* Information provided:
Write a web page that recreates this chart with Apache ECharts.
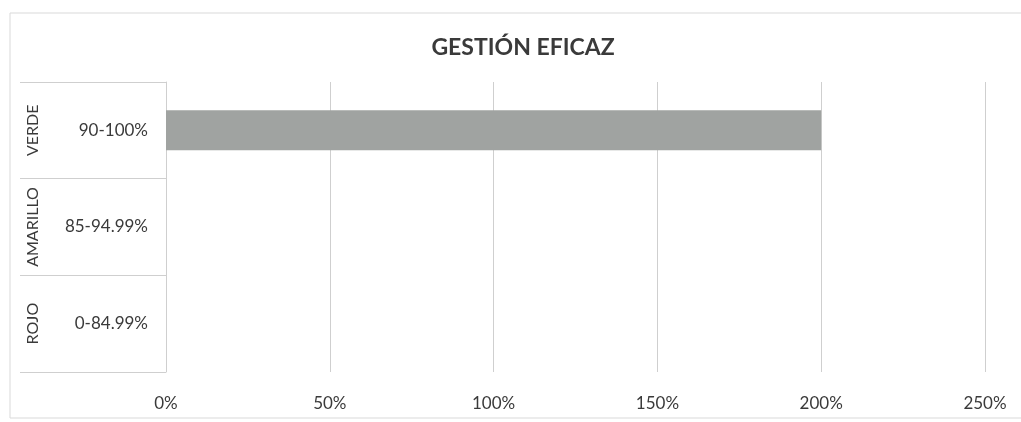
<!DOCTYPE html>
<html>
<head>
<meta charset="utf-8">
<script src="https://cdn.jsdelivr.net/npm/echarts@6/dist/echarts.min.js"></script>
<style>html,body{margin:0;padding:0;background:#fff;}#c{width:1021px;height:422px;}</style>
</head>
<body>
<div id="c"></div>
<script>
const title = 'GESTIÓN EFICAZ';
const groups = ['VERDE', 'AMARILLO', 'ROJO'];
const ranges = ['90-100%', '85-94.99%', '0-84.99%'];
const values = [200, 0, 0];
const xTicks = [0, 50, 100, 150, 200, 250];

const FONT = 'Lato';
const chart = echarts.init(document.getElementById('c'));
chart.setOption({
  animation: false,
  backgroundColor: '#ffffff',
  textStyle: { fontFamily: FONT },
  title: {
    text: title, left: 518, textAlign: 'center', top: 31,
    textStyle: { fontFamily: FONT, fontWeight: 'bold', fontSize: 23, color: '#3a3a3a' }
  },
  graphic: [{
    type: 'rect', shape: { x: 10, y: 13, width: 1030, height: 405 },
    style: { fill: 'none', stroke: '#d9d9d9', lineWidth: 1 }, silent: true, z: -1
  }],
  grid: { left: 166, right: 36, top: 82, bottom: 50 },
  xAxis: {
    type: 'value', min: xTicks[0], max: xTicks[xTicks.length - 1], interval: 50,
    axisLine: { show: false },
    axisTick: { show: false },
    splitLine: { show: true, lineStyle: { color: '#cfcfcf', width: 1 } },
    axisLabel: { formatter: v => v + '%', fontSize: 17, color: '#3a3a3a', margin: 23, fontFamily: FONT }
  },
  yAxis: [{
    type: 'category', data: ranges, inverse: true,
    axisLine: { show: true, lineStyle: { color: '#cfcfcf' } },
    axisTick: { show: true, length: 146, lineStyle: { color: '#cfcfcf' } },
    axisLabel: { interval: 0, fontSize: 17, color: '#3a3a3a', margin: 18, fontFamily: FONT }
  }, {
    type: 'category', data: groups, inverse: true, position: 'left',
    axisLine: { show: false }, axisTick: { show: false },
    axisLabel: { interval: 0, hideOverlap: false, rotate: 90, fontSize: 16, color: '#3a3a3a', margin: 133, align: 'center', verticalAlign: 'middle', fontFamily: FONT }
  }],
  series: [{
    type: 'bar', data: values, yAxisIndex: 0, barWidth: 40,
    itemStyle: { color: '#a0a3a1' }
  }, {
    type: 'bar', data: [], yAxisIndex: 1
  }]
});
</script>
</body>
</html>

* What to work on:
Transcribe each line above verbatim, with the pictures left out.

* Solution:
Write a web page that recreates this chart with Apache ECharts.
<!DOCTYPE html>
<html>
<head>
<meta charset="utf-8">
<script src="https://cdn.jsdelivr.net/npm/echarts@6/dist/echarts.min.js"></script>
<style>html,body{margin:0;padding:0;background:#fff;}#c{width:1021px;height:422px;}</style>
</head>
<body>
<div id="c"></div>
<script>
const title = 'GESTIÓN EFICAZ';
const groups = ['VERDE', 'AMARILLO', 'ROJO'];
const ranges = ['90-100%', '85-94.99%', '0-84.99%'];
const values = [200, 0, 0];
const xTicks = [0, 50, 100, 150, 200, 250];

const FONT = 'Lato';
const chart = echarts.init(document.getElementById('c'));
chart.setOption({
  animation: false,
  backgroundColor: '#ffffff',
  textStyle: { fontFamily: FONT },
  title: {
    text: title, left: 518, textAlign: 'center', top: 31,
    textStyle: { fontFamily: FONT, fontWeight: 'bold', fontSize: 23, color: '#3a3a3a' }
  },
  graphic: [{
    type: 'rect', shape: { x: 10, y: 13, width: 1030, height: 405 },
    style: { fill: 'none', stroke: '#d9d9d9', lineWidth: 1 }, silent: true, z: -1
  }],
  grid: { left: 166, right: 36, top: 82, bottom: 50 },
  xAxis: {
    type: 'value', min: xTicks[0], max: xTicks[xTicks.length - 1], interval: 50,
    axisLine: { show: false },
    axisTick: { show: false },
    splitLine: { show: true, lineStyle: { color: '#cfcfcf', width: 1 } },
    axisLabel: { formatter: v => v + '%', fontSize: 17, color: '#3a3a3a', margin: 23, fontFamily: FONT }
  },
  yAxis: [{
    type: 'category', data: ranges, inverse: true,
    axisLine: { show: true, lineStyle: { color: '#cfcfcf' } },
    axisTick: { show: true, length: 146, lineStyle: { color: '#cfcfcf' } },
    axisLabel: { interval: 0, fontSize: 17, color: '#3a3a3a', margin: 18, fontFamily: FONT }
  }, {
    type: 'category', data: groups, inverse: true, position: 'left',
    axisLine: { show: false }, axisTick: { show: false },
    axisLabel: { interval: 0, hideOverlap: false, rotate: 90, fontSize: 16, color: '#3a3a3a', margin: 133, align: 'center', verticalAlign: 'middle', fontFamily: FONT }
  }],
  series: [{
    type: 'bar', data: values, yAxisIndex: 0, barWidth: 40,
    itemStyle: { color: '#a0a3a1' }
  }, {
    type: 'bar', data: [], yAxisIndex: 1
  }]
});
</script>
</body>
</html>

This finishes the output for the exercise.